Ob die zusätzlich eingesammelten „Sekundärrohstoffe“ tatsächlich zu neuen Kunststoffprodukten verarbeitet werden, ist dabei unklar. Die Dualen Systeme halten sich bedeckt, es ist aber ein offenes Geheimnis, dass immer mehr Kunststoffabfall verbrannt wird. Wegen Überkapazitäten in der Müllverbrennung ist das derzeit verlockend günstig.

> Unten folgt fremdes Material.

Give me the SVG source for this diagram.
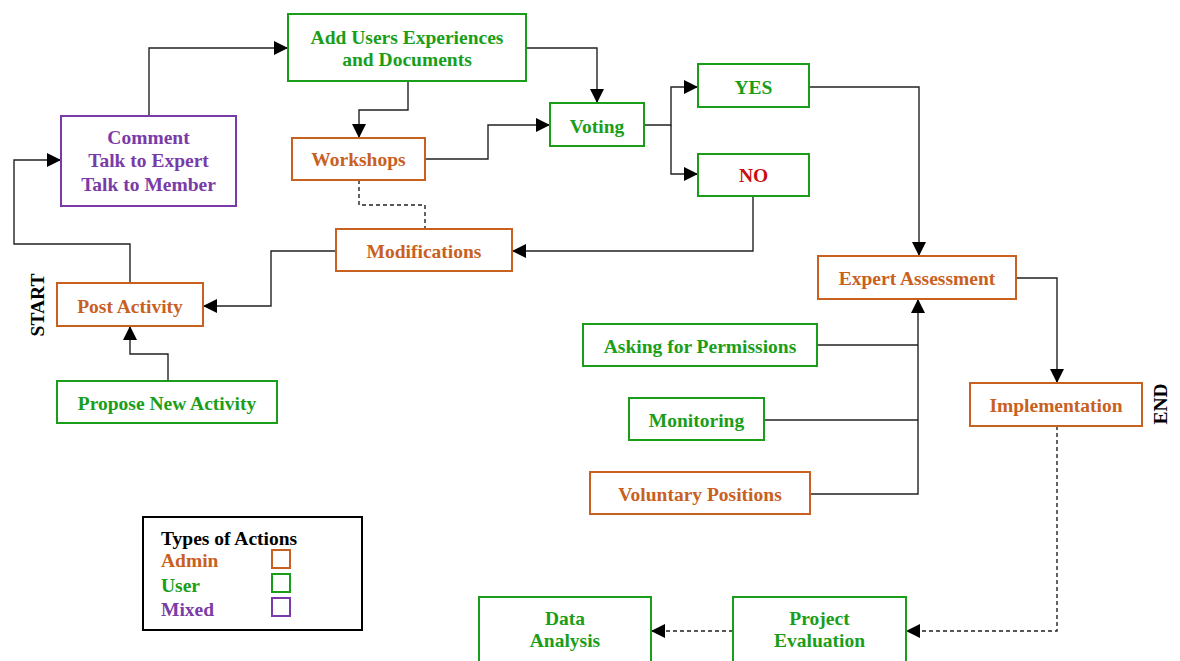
<svg xmlns="http://www.w3.org/2000/svg" width="1180" height="661" viewBox="0 0 1180 661">
<style>
text{font-family:"Liberation Serif","Times New Roman",serif;font-weight:bold;font-size:19.5px;text-anchor:middle}
.box{fill:#fff;stroke-width:2}
.adm{stroke:#C8611F}.usr{stroke:#1A9E1A}.mix{stroke:#7A3BA8}
.ta{fill:#C8611F}.tu{fill:#1A9E1A}.tm{fill:#7A3BA8}.tr{fill:#C81010}.tk{fill:#000}
.c{fill:none;stroke:#222;stroke-width:1.4}
.d{fill:none;stroke:#222;stroke-width:1.4;stroke-dasharray:4 3}
</style>
<defs>
<marker id="ah" markerUnits="userSpaceOnUse" markerWidth="15" markerHeight="15" refX="14" refY="7" orient="auto">
<path d="M0,0 L14,7 L0,14 z" fill="#000"/>
</marker>
</defs>
<rect width="1180" height="661" fill="#fff"/>
<g id="connectors">
<path class="c" d="M149,116 V48 H288" marker-end="url(#ah)"/>
<path class="c" d="M408,81 V110 H359 V138" marker-end="url(#ah)"/>
<path class="c" d="M526,48 H597 V103" marker-end="url(#ah)"/>
<path class="c" d="M425,159 H488 V125 H550" marker-end="url(#ah)"/>
<path class="c" d="M644,125 H671 V87 H698" marker-end="url(#ah)"/>
<path class="c" d="M671,125 V174 H698" marker-end="url(#ah)"/>
<path class="c" d="M809,87 H919 V256" marker-end="url(#ah)"/>
<path class="c" d="M753,196 V251 H512" marker-end="url(#ah)"/>
<path class="d" d="M359,180 V205 H425 V229"/>
<path class="c" d="M336,251 H271 V306 H203" marker-end="url(#ah)"/>
<path class="c" d="M130,283 V244 H14 V160 H61" marker-end="url(#ah)"/>
<path class="c" d="M168,381 V354 H130 V326" marker-end="url(#ah)"/>
<path class="c" d="M817,345 H918"/>
<path class="c" d="M764,420 H918"/>
<path class="c" d="M810,494 H918 V299" marker-end="url(#ah)"/>
<path class="c" d="M1016,278 H1057 V383" marker-end="url(#ah)"/>
<path class="d" d="M1057,426 V631 H906" marker-end="url(#ah)"/>
<path class="d" d="M733,631 H651" marker-end="url(#ah)"/>
</g>
<g id="add-users"><rect class="box usr" x="288" y="14" width="238" height="67"/><text class="tu" x="407" y="44">Add Users Experiences</text><text class="tu" x="407" y="66">and Documents</text></g>
<g id="comment"><rect class="box mix" x="61" y="116" width="175" height="90"/><text class="tm" x="148.5" y="144">Comment</text><text class="tm" x="148.5" y="167">Talk to Expert</text><text class="tm" x="148.5" y="191">Talk to Member</text></g>
<g id="workshops"><rect class="box adm" x="292" y="138" width="133" height="42"/><text class="ta" x="358.5" y="166">Workshops</text></g>
<g id="modifications"><rect class="box adm" x="336" y="229" width="176" height="42"/><text class="ta" x="424" y="258">Modifications</text></g>
<g id="post-activity"><rect class="box adm" x="57" y="283" width="146" height="43"/><text class="ta" x="130" y="313">Post Activity</text></g>
<g id="propose"><rect class="box usr" x="57" y="381" width="220" height="42"/><text class="tu" x="167" y="410">Propose New Activity</text></g>
<g id="start"><text class="tk" transform="translate(44,305) rotate(-90)">START</text></g>
<g id="voting"><rect class="box usr" x="550" y="103" width="94" height="43"/><text class="tu" x="597" y="133">Voting</text></g>
<g id="yes"><rect class="box usr" x="698" y="64" width="111" height="43"/><text class="tu" x="753.5" y="94">YES</text></g>
<g id="no"><rect class="box usr" x="698" y="154" width="111" height="42"/><text class="tr" x="753.5" y="182">NO</text></g>
<g id="expert"><rect class="box adm" x="818" y="256" width="198" height="43"/><text class="ta" x="917" y="285">Expert Assessment</text></g>
<g id="asking"><rect class="box usr" x="583" y="324" width="234" height="42"/><text class="tu" x="700" y="353">Asking for Permissions</text></g>
<g id="monitoring"><rect class="box usr" x="629" y="398" width="135" height="42"/><text class="tu" x="696.5" y="427">Monitoring</text></g>
<g id="voluntary"><rect class="box adm" x="590" y="472" width="220" height="42"/><text class="ta" x="700" y="501">Voluntary Positions</text></g>
<g id="implementation"><rect class="box adm" x="970" y="383" width="172" height="43"/><text class="ta" x="1056" y="412">Implementation</text></g>
<g id="end"><text class="tk" transform="translate(1167,404) rotate(-90)">END</text></g>
<g id="project-evaluation"><rect class="box usr" x="733" y="597" width="173" height="80"/><text class="tu" x="819.5" y="625">Project</text><text class="tu" x="819.5" y="647">Evaluation</text></g>
<g id="data-analysis"><rect class="box usr" x="479" y="597" width="172" height="80"/><text class="tu" x="565" y="625">Data</text><text class="tu" x="565" y="647">Analysis</text></g>
<g id="legend">
<rect x="143" y="517" width="219" height="113" fill="#fff" stroke="#000" stroke-width="2"/>
<text class="tk" x="161" y="545" style="text-anchor:start">Types of Actions</text>
<text class="ta" x="161" y="567" style="text-anchor:start">Admin</text>
<text class="tu" x="161" y="592" style="text-anchor:start">User</text>
<text class="tm" x="161" y="616" style="text-anchor:start">Mixed</text>
<rect class="box adm" x="272" y="550" width="18" height="18"/>
<rect class="box usr" x="272" y="574" width="18" height="18"/>
<rect class="box mix" x="272" y="598" width="18" height="18"/>
</g>
</svg>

Bislang sind drei Parteien daran beteiligt, eine Wertstofftonne aufzustellen und ihren Inhalt abzuholen, zu sortieren und zu verwerten: Die Kommunen, die mit der Verpackungsentsorgung betrauten Dienstleister, die Dualen Systeme, und Entsorgungsunternehmen wie Alba.
Alle drei kümmern sich intensiv darum, ihre Position in dem neuen Gesetz zu verbessern. Während der Verband der mittelständischen Entsorger vor Monopolstrukturen warnt, wenn es nicht mehr Wettbewerb gibt, versuchen die Kommunen, den Zugriff auf die gesamten Haushaltsabfälle zu bekommen – unter heftiger Gegenwehr der privaten Industrie.
Es wird interessant zu beobachten, wie dem Ministerium der Interessenausgleich gelingt. Im Kreislaufwirtschaftsgesetz ist der jahrelange Kampf um die Abfallströme (und das damit verbundenen Milliardengeschäft) pro Kommunen ausgegangen.